In March he is blocking out the sounds of springtime birds as he tries to imagine a seasonal on-stage sequence, and by July he is hand-picking his favourite festive jingles.

But when the final curtain falls, Mr Cushing described the feeling as “like having a broken heart”.

The show’s 74-year-old director, producer and founder starts planning in January for the extravagant 
explosion of colour, sound and 
festivity in the village near Fakenham – and he said it was a daunting experience.

“It’s a blank sheet of paper and I have to create something that will last two and a half hours,” he said.

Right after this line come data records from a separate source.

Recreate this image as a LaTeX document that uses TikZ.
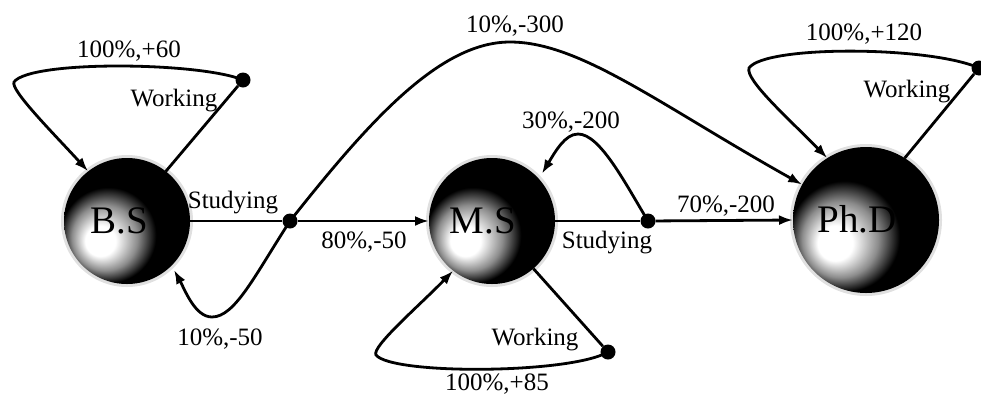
\documentclass[tikz,border=0pt]{standalone}
\usepackage{fontspec}
\setmainfont{Liberation Serif}
\usetikzlibrary{arrows.meta}
\pgfdeclareradialshading{mdpball}{\pgfpoint{-12bp}{-9bp}}{color(0bp)=(white); color(6bp)=(white); color(13bp)=(black!45); color(19bp)=(black); color(50bp)=(black)}
\begin{document}
\begin{tikzpicture}[x=1pt,y=-1pt,
  lbl/.style={font=\fontsize{25}{30}\selectfont, anchor=base, inner sep=0},
  big/.style={font=\fontsize{39}{44}\selectfont, anchor=base, inner sep=0},
  state/.style={circle, shading=mdpball, inner sep=0, outer sep=0,
    preaction={draw=black!12, line width=6pt}},
  chance/.style={circle, fill=black, minimum size=15pt, inner sep=0},
  conn/.style={line width=2.8pt},
  arr/.style={conn, -{Latex[length=14pt,width=10pt]}}]
\useasboundingbox (0,0) rectangle (981,405);
% states
\node[state, minimum size=126pt] (bs) at (127,221) {};
\node[state, minimum size=126pt] (ms) at (492,221) {};
\node[state, minimum size=146pt] (phd) at (866,220) {};
\node[big] (bst) at (119,233) {B.S};
\node[big] (mst) at (483,233) {M.S};
\node[big] (phdt) at (857,232) {Ph.D};
% chance nodes
\node[chance] (d1) at (290,221) {};
\node[chance] (d2) at (648,221) {};
\node[chance] (wb) at (243,80) {};
\node[chance] (wm) at (608,352) {};
\node[chance] (wp) at (979,68) {};
% studying
\draw[conn] (bs.east) -- (d1);
\draw[arr] (d1) -- (ms.west);
\draw[conn] (ms.east) -- (d2);
\draw[arr] (d2) -- (phd.west);
\draw[arr] (d1.center) .. controls (370,120) and (440,42) .. (510,42) .. controls (580,42) and (660,105) .. (phd.151);
\draw[arr, shorten >=5pt] (d1.center) .. controls (255,275) and (235,317) .. (212,317) .. controls (195,317) and (185,290) .. (bs.-45);
\draw[arr, shorten >=6pt] (d2.center) .. controls (625,183) and (600,134) .. (578,134) .. controls (565,134) and (555,152) .. (ms.42);
% working
\draw[conn] (bs.52) -- (wb);
\draw[arr] (wb.center) .. controls (200,62) and (30,60) .. (14,82) .. controls (10,90) and (55,135) .. (bs.128);
\draw[conn] (ms.-49) -- (wm);
\draw[arr] (wm.center) .. controls (570,374) and (392,375) .. (376,355) .. controls (371,347) and (420,305) .. (ms.-128);
\draw[conn] (phd.58) -- (wp);
\draw[arr] (wp.center) .. controls (930,46) and (765,45) .. (749,68) .. controls (745,80) and (790,120) .. (phd.122);
% labels
\node[lbl] (l1) at (129,57) {100\%,+60};
\node[lbl] (l2) at (174,106) {Working};
\node[lbl] (l3) at (233,208) {Studying};
\node[lbl] (l4) at (364,248) {80\%,-50};
\node[lbl] (l5) at (220,345) {10\%,-50};
\node[lbl] (l6) at (515,32) {10\%,-300};
\node[lbl] (l7) at (571,128) {30\%,-200};
\node[lbl] (l8) at (607,248) {Studying};
\node[lbl] (l9) at (726,212) {70\%,-200};
\node[lbl] (l10) at (535,345) {Working};
\node[lbl] (l11) at (497,390) {100\%,+85};
\node[lbl] (l12) at (864,40) {100\%,+120};
\node[lbl] (l13) at (907,97) {Working};
\end{tikzpicture}
\end{document}
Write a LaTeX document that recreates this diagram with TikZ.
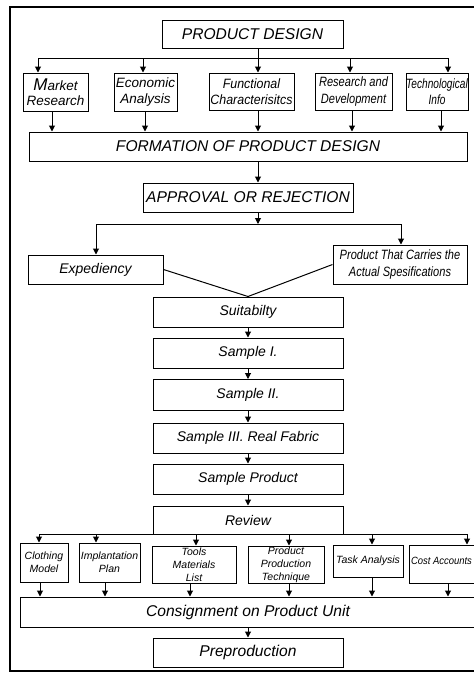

“Inspiration comes at different times. But I have every radio and TV on in the house all the time, just for some sound, because it can feel like a lonely old world.

“You get pangs of self-doubt, and worry if people like your ideas. But I am always looking and listening for inspiration.”

And, having spent every day for 37 years seeking that inspiration for the following year’s live, bright and fast show which attracts audiences from as far as America and Australia, Mr Cushing said when it was all over for another year, it was a great loss.

“After Thursford there is an extremity of emotions,” he said.

“There is enjoyment of getting through a wonderful show with everyone keeping well and happy. But as with all elations there’s a feeling that what’s just happened will never take place again with the same people.

“It’s like having a broken heart, losing a job, or having something you love taken away.”

The stage show’s popularity has snowballed from its humble beginnings in the 1970s with eight choral scholars from the King’s College Cambridge choir visiting Thursford on Christmas Eve.

It is now one of the biggest sell-out Christmas shows in Europe, attracting record numbers this year of almost 200,000 visitors.

But once the 400 members of staff and cast have left on December 23 after 45 days of matinee and evening performances, Mr Cushing said he could not return to the empty grand auditorium.

Instead he visits the grave of his parents George and Minnnie Cushing, who brought him up on the Thursford site.

“I do punish myself by coming back to Thursford,” he said. “Everyone has gone and it is so quiet and empty.

“But that is when I remember that it is the energy of the place that I love, and the memories I have there. Especially of my parents and the memories of my mother making the Christmas pudding every year.”

The final performance for this year’s Thursford show was staged yesterday.

Yet for Mr Cushing, his wife and two sons, despite their spectacular on-stage creation, Christmas Eve is the most special day of the season in their home. Together they light candles all over the house, have four Christmas trees fully decorated, leave out treats for Father Christmas and stay up until 3am.

On Christmas Day Mr Cushing reads the letters sent to him by visitors, and responds personally to every one.